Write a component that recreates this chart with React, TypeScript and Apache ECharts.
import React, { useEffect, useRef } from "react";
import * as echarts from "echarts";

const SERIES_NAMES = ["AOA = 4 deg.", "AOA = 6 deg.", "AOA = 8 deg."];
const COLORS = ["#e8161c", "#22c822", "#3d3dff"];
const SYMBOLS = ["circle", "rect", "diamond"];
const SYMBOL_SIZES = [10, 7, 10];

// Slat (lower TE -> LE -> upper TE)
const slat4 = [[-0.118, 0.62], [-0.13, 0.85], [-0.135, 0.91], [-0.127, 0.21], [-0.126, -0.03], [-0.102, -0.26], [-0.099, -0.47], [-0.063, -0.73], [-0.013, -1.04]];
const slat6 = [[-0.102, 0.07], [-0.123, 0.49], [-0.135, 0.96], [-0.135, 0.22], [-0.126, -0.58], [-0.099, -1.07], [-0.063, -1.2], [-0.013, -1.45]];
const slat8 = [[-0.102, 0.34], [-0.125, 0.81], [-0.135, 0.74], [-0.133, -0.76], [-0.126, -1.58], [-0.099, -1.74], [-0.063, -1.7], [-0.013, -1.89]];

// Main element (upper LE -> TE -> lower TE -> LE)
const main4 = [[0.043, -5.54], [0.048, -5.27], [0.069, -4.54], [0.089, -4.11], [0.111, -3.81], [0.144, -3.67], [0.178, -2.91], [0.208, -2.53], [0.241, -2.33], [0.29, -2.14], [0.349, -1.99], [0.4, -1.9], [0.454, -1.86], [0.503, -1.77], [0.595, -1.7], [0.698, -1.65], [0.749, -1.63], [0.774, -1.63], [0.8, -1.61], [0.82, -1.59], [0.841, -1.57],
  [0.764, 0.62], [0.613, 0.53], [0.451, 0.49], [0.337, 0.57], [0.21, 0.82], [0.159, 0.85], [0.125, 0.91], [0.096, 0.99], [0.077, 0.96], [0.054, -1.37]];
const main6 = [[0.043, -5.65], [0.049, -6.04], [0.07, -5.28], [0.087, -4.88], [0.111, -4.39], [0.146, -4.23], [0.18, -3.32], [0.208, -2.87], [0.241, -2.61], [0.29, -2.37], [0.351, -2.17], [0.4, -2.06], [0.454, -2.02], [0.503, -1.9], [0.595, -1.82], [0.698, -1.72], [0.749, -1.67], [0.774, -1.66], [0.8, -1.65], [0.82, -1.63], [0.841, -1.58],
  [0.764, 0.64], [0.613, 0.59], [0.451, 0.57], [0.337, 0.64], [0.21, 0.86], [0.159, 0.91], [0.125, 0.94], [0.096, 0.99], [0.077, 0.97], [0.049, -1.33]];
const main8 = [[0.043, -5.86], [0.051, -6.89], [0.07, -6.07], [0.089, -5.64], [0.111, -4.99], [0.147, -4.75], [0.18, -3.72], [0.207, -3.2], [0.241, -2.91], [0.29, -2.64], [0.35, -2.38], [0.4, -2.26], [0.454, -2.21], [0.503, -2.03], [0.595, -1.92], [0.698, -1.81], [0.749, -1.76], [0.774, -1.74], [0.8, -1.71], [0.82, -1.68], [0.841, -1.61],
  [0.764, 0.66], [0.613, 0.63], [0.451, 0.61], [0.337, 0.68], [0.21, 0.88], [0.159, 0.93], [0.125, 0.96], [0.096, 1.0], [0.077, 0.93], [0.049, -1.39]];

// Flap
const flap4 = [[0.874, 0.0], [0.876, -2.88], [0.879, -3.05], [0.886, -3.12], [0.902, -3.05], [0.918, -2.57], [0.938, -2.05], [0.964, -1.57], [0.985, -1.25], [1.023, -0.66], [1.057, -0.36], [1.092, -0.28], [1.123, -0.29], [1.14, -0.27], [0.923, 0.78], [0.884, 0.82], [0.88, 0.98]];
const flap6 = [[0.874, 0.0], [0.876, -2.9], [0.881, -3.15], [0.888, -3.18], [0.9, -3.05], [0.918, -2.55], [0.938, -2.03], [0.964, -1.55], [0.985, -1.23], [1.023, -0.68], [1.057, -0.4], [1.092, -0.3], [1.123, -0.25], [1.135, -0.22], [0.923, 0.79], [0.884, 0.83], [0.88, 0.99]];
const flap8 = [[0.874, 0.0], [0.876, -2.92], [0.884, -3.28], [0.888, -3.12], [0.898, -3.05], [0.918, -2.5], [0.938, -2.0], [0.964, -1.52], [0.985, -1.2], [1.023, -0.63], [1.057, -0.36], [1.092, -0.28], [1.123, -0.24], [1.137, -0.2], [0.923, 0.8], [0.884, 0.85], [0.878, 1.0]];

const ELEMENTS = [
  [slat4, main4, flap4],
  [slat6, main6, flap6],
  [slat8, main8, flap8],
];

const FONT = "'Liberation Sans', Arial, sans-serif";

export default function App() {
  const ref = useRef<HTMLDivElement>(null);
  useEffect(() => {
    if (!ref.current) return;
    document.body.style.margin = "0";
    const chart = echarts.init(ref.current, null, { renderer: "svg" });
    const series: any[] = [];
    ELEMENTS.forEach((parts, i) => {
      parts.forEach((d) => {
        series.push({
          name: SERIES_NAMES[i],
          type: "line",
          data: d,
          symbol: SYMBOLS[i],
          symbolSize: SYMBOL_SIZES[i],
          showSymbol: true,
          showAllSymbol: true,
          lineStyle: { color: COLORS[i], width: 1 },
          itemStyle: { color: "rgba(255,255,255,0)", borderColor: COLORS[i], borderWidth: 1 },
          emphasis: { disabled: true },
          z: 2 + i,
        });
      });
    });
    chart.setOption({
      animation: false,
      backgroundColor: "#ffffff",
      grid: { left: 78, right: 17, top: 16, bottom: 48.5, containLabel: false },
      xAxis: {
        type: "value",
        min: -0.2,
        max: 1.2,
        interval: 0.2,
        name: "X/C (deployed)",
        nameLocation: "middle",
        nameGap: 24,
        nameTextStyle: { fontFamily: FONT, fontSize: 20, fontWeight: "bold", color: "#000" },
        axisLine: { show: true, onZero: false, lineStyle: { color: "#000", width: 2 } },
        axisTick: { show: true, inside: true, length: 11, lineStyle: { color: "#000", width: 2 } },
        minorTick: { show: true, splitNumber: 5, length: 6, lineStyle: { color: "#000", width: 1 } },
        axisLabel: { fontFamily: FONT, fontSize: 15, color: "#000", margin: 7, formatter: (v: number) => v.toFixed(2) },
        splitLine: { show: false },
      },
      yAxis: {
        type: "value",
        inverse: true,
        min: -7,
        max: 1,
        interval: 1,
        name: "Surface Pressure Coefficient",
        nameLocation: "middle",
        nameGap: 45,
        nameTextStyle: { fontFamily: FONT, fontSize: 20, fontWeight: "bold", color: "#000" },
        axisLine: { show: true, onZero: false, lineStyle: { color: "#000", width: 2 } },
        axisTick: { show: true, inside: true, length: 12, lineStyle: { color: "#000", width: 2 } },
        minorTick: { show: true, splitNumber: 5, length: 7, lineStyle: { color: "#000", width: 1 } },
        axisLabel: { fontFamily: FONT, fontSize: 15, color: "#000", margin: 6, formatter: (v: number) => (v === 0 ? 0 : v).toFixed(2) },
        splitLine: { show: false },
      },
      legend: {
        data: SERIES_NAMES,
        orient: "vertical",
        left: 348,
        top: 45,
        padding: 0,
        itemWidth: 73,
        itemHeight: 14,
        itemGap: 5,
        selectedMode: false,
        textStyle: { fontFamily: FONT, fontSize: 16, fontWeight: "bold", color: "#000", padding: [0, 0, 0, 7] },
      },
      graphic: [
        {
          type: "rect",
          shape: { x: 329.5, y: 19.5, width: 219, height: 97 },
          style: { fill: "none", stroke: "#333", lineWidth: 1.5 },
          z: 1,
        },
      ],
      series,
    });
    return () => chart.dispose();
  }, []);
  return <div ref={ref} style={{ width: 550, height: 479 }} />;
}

...

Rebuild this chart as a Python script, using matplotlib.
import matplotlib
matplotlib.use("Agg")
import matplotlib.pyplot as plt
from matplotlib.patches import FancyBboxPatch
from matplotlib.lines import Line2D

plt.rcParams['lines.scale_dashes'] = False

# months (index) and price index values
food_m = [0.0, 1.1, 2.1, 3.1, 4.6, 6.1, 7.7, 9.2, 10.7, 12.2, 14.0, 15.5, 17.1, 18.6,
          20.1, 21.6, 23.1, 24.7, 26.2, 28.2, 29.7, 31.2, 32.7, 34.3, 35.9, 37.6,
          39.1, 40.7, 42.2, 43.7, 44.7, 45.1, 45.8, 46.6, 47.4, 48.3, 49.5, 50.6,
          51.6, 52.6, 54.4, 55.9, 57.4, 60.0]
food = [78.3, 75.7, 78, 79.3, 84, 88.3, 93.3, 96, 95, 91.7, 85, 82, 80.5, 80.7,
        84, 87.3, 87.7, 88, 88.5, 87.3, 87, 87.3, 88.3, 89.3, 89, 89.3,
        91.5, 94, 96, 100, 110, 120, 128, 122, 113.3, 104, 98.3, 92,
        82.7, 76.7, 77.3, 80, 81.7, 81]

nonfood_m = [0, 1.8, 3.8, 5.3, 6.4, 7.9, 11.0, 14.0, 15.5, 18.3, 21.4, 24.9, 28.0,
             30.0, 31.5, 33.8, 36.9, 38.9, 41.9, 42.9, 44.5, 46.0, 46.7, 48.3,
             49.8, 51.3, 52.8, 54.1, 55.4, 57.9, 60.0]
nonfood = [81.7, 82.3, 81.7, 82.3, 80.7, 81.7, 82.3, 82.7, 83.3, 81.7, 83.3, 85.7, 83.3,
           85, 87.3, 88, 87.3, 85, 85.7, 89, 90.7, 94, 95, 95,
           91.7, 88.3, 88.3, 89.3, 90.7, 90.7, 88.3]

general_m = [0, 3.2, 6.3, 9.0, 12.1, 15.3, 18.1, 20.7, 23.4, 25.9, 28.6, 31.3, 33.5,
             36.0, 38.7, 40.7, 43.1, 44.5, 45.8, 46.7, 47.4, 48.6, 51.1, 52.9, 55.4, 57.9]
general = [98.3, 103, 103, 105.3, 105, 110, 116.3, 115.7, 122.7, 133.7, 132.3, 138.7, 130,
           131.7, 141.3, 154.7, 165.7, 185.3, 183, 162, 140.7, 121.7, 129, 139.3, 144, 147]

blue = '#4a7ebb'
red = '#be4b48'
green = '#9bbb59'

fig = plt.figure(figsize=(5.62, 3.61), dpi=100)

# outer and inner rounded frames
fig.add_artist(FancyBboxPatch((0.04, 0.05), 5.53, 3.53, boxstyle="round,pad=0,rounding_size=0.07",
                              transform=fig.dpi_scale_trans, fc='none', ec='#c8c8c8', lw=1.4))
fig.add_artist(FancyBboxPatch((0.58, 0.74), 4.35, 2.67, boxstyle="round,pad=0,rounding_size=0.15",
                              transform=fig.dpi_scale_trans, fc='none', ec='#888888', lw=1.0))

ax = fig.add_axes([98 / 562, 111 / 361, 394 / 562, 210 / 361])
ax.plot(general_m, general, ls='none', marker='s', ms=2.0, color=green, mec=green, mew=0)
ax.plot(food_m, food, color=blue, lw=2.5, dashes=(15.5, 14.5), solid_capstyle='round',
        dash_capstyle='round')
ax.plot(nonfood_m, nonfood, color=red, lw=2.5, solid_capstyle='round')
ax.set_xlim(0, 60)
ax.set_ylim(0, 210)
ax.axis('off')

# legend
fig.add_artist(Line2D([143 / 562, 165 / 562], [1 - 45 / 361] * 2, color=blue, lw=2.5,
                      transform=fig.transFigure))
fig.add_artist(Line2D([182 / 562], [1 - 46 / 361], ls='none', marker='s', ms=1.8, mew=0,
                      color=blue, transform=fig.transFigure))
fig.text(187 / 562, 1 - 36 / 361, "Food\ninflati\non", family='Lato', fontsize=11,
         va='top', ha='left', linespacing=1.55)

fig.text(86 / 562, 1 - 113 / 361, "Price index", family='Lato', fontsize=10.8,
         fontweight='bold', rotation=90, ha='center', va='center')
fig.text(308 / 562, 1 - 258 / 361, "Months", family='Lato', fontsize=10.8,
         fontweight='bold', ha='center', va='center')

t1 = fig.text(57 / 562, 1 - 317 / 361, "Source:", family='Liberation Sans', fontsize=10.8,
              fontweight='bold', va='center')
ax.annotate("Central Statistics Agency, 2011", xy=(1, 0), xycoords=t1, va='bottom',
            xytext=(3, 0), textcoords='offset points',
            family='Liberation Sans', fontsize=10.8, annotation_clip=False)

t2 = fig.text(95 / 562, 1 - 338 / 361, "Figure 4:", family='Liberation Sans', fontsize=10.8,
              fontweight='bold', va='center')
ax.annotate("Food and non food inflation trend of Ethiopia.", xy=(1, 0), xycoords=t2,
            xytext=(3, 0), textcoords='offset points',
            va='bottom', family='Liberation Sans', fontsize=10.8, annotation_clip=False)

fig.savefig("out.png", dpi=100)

Description of the task: Above are the records. Print exactly, and only, the lines from the line with "Write a component" to the line with "-1.7], [-0.013, -1.89]];", both inclusive.

The response:
Write a component that recreates this chart with React, TypeScript and Apache ECharts.
import React, { useEffect, useRef } from "react";
import * as echarts from "echarts";

const SERIES_NAMES = ["AOA = 4 deg.", "AOA = 6 deg.", "AOA = 8 deg."];
const COLORS = ["#e8161c", "#22c822", "#3d3dff"];
const SYMBOLS = ["circle", "rect", "diamond"];
const SYMBOL_SIZES = [10, 7, 10];

// Slat (lower TE -> LE -> upper TE)
const slat4 = [[-0.118, 0.62], [-0.13, 0.85], [-0.135, 0.91], [-0.127, 0.21], [-0.126, -0.03], [-0.102, -0.26], [-0.099, -0.47], [-0.063, -0.73], [-0.013, -1.04]];
const slat6 = [[-0.102, 0.07], [-0.123, 0.49], [-0.135, 0.96], [-0.135, 0.22], [-0.126, -0.58], [-0.099, -1.07], [-0.063, -1.2], [-0.013, -1.45]];
const slat8 = [[-0.102, 0.34], [-0.125, 0.81], [-0.135, 0.74], [-0.133, -0.76], [-0.126, -1.58], [-0.099, -1.74], [-0.063, -1.7], [-0.013, -1.89]];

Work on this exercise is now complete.